— The exercise —
Transcribe everything in the data word for word. Pictures are left out.

— Data extract —
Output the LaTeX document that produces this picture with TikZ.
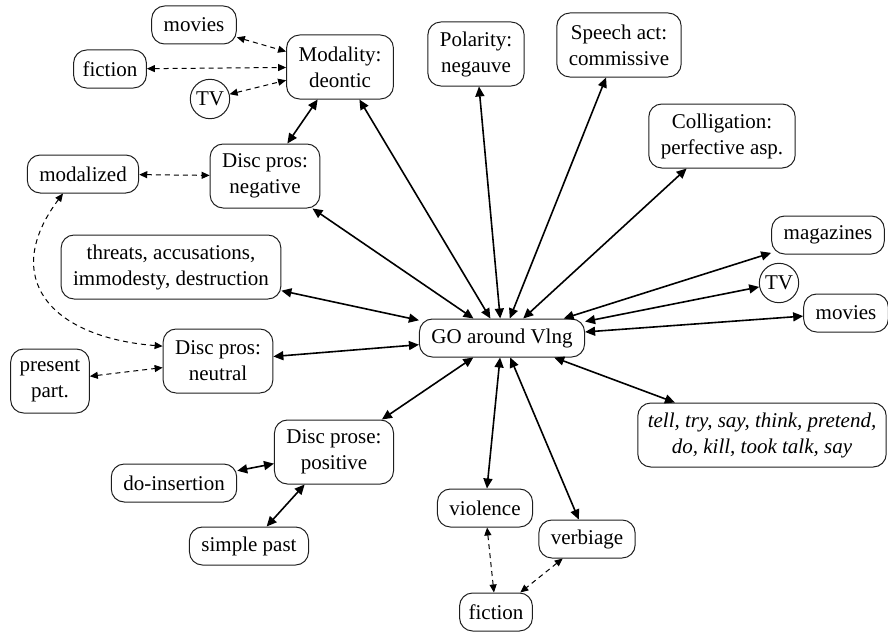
\documentclass[tikz,border=0pt]{standalone}
\usepackage{fontspec}
\setmainfont{Liberation Serif}
\usepackage{xcolor}
\usepackage{tikz}
\usetikzlibrary{shapes,arrows.meta,positioning,calc}
\definecolor{ink}{RGB}{0, 0, 0}
\definecolor{boxline}{RGB}{30, 30, 30}

\tikzset{
    box/.style={draw=boxline, line width=1pt, rounded corners=13pt, align=center,
        inner xsep=12pt, inner ysep=7pt, minimum height=38pt, font=\fontsize{21}{26}\selectfont},
    tallbox/.style={box, minimum height=64pt},
    ring/.style={draw=boxline, line width=1pt, circle, inner sep=3pt, font=\fontsize{21}{26}\selectfont},
    link/.style={ink, line width=1.6pt, {Triangle[length=10pt,width=9pt]}-{Triangle[length=10pt,width=9pt]}},
    hint/.style={ink, line width=1pt, dash pattern=on 5pt off 4pt, {Triangle[length=8pt,width=7pt]}-{Triangle[length=8pt,width=7pt]}}
}

\begin{document}
\begin{tikzpicture}[x=1pt, y=-1pt]
    \useasboundingbox (0,0) rectangle (888,634);
    \node[box] (go) at (502,338) {GO around Vlng};
    \node[tallbox] (modality) at (340,67) {Modality:\\deontic};
    \node[tallbox] (polarity) at (476,54) {Polarity:\\negauve};
    \node[tallbox] (speech) at (619,45) {Speech act:\\commissive};
    \node[tallbox] (colligation) at (722,136) {Colligation:\\perfective asp.};
    \node[tallbox] (negpros) at (265,176) {Disc pros:\\negative};
    \node[tallbox] (neutpros) at (218,361) {Disc pros:\\neutral};
    \node[tallbox] (pospros) at (334,452) {Disc prose:\\positive};
    \node[tallbox] (threats) at (171,267) {threats, accusations,\\immodesty, destruction};
    \node[tallbox, inner xsep=9pt] (presentpart) at (50,381) {present\\part.};
    \node[tallbox, inner xsep=10pt, font=\fontsize{21}{26}\selectfont\itshape] (verbs) at (762,435) {tell, try, say, think, pretend,\\do, kill, took talk, say};
    \node[box] (modalized) at (83,174) {modalized};
    \node[box] (doinsert) at (174,483) {do-insertion};
    \node[box] (simplepast) at (249,546) {simple past};
    \node[box] (moviesmod) at (194,25) {movies};
    \node[box, inner xsep=9pt] (fictionmod) at (110,69) {fiction};
    \node[ring] (tvmod) at (210,99) {TV};
    \node[box] (magazines) at (828,235) {magazines};
    \node[ring] (tvgo) at (779,283) {TV};
    \node[box] (moviesgo) at (846,313) {movies};
    \node[box] (violence) at (485,508) {violence};
    \node[box] (verbiage) at (587,539) {verbiage};
    \node[box, inner xsep=9pt] (fictionlow) at (496,612) {fiction};

    \draw[link] (modality) -- (negpros);
    \draw[link] (modality) -- (go);
    \draw[link] (negpros) -- (go);
    \draw[link] (threats) -- (go);
    \draw[link] (neutpros) -- (go);
    \draw[link] (pospros) -- (go);
    \draw[link] (pospros) -- (doinsert);
    \draw[link] (pospros) -- (simplepast);
    \draw[link] (polarity) -- (go);
    \draw[link] (speech) -- (go);
    \draw[link] (colligation) -- (go);
    \draw[link] (magazines) -- (go);
    \draw[link] (tvgo) -- (go);
    \draw[link] (moviesgo) -- (go);
    \draw[link] (verbs) -- (go);
    \draw[link] (violence) -- (go);
    \draw[link] (verbiage) -- (go);

    \draw[hint] (moviesmod) -- (modality);
    \draw[hint] (fictionmod) -- (modality);
    \draw[hint] (tvmod) -- (modality);
    \draw[hint] (modalized) -- (negpros);
    \draw[hint] ([xshift=-20pt]modalized.south) .. controls +(-63,84) and +(-113,-9) .. (neutpros.165);
    \draw[hint] (presentpart) -- (neutpros);
    \draw[hint] (violence) -- (fictionlow);
    \draw[hint] (verbiage) -- (fictionlow);
\end{tikzpicture}
\end{document}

— Solution —
Output the LaTeX document that produces this picture with TikZ.
\documentclass[tikz,border=0pt]{standalone}
\usepackage{fontspec}
\setmainfont{Liberation Serif}
\usepackage{xcolor}
\usepackage{tikz}
\usetikzlibrary{shapes,arrows.meta,positioning,calc}
\definecolor{ink}{RGB}{0, 0, 0}
\definecolor{boxline}{RGB}{30, 30, 30}

\tikzset{
    box/.style={draw=boxline, line width=1pt, rounded corners=13pt, align=center,
        inner xsep=12pt, inner ysep=7pt, minimum height=38pt, font=\fontsize{21}{26}\selectfont},
    tallbox/.style={box, minimum height=64pt},
    ring/.style={draw=boxline, line width=1pt, circle, inner sep=3pt, font=\fontsize{21}{26}\selectfont},
    link/.style={ink, line width=1.6pt, {Triangle[length=10pt,width=9pt]}-{Triangle[length=10pt,width=9pt]}},
    hint/.style={ink, line width=1pt, dash pattern=on 5pt off 4pt, {Triangle[length=8pt,width=7pt]}-{Triangle[length=8pt,width=7pt]}}
}

\begin{document}
\begin{tikzpicture}[x=1pt, y=-1pt]
    \useasboundingbox (0,0) rectangle (888,634);
    \node[box] (go) at (502,338) {GO around Vlng};
    \node[tallbox] (modality) at (340,67) {Modality:\\deontic};
    \node[tallbox] (polarity) at (476,54) {Polarity:\\negauve};
    \node[tallbox] (speech) at (619,45) {Speech act:\\commissive};
    \node[tallbox] (colligation) at (722,136) {Colligation:\\perfective asp.};
    \node[tallbox] (negpros) at (265,176) {Disc pros:\\negative};
    \node[tallbox] (neutpros) at (218,361) {Disc pros:\\neutral};
    \node[tallbox] (pospros) at (334,452) {Disc prose:\\positive};
    \node[tallbox] (threats) at (171,267) {threats, accusations,\\immodesty, destruction};
    \node[tallbox, inner xsep=9pt] (presentpart) at (50,381) {present\\part.};
    \node[tallbox, inner xsep=10pt, font=\fontsize{21}{26}\selectfont\itshape] (verbs) at (762,435) {tell, try, say, think, pretend,\\do, kill, took talk, say};
    \node[box] (modalized) at (83,174) {modalized};
    \node[box] (doinsert) at (174,483) {do-insertion};
    \node[box] (simplepast) at (249,546) {simple past};
    \node[box] (moviesmod) at (194,25) {movies};
    \node[box, inner xsep=9pt] (fictionmod) at (110,69) {fiction};
    \node[ring] (tvmod) at (210,99) {TV};
    \node[box] (magazines) at (828,235) {magazines};
    \node[ring] (tvgo) at (779,283) {TV};
    \node[box] (moviesgo) at (846,313) {movies};
    \node[box] (violence) at (485,508) {violence};
    \node[box] (verbiage) at (587,539) {verbiage};
    \node[box, inner xsep=9pt] (fictionlow) at (496,612) {fiction};

    \draw[link] (modality) -- (negpros);
    \draw[link] (modality) -- (go);
    \draw[link] (negpros) -- (go);
    \draw[link] (threats) -- (go);
    \draw[link] (neutpros) -- (go);
    \draw[link] (pospros) -- (go);
    \draw[link] (pospros) -- (doinsert);
    \draw[link] (pospros) -- (simplepast);
    \draw[link] (polarity) -- (go);
    \draw[link] (speech) -- (go);
    \draw[link] (colligation) -- (go);
    \draw[link] (magazines) -- (go);
    \draw[link] (tvgo) -- (go);
    \draw[link] (moviesgo) -- (go);
    \draw[link] (verbs) -- (go);
    \draw[link] (violence) -- (go);
    \draw[link] (verbiage) -- (go);

    \draw[hint] (moviesmod) -- (modality);
    \draw[hint] (fictionmod) -- (modality);
    \draw[hint] (tvmod) -- (modality);
    \draw[hint] (modalized) -- (negpros);
    \draw[hint] ([xshift=-20pt]modalized.south) .. controls +(-63,84) and +(-113,-9) .. (neutpros.165);
    \draw[hint] (presentpart) -- (neutpros);
    \draw[hint] (violence) -- (fictionlow);
    \draw[hint] (verbiage) -- (fictionlow);
\end{tikzpicture}
\end{document}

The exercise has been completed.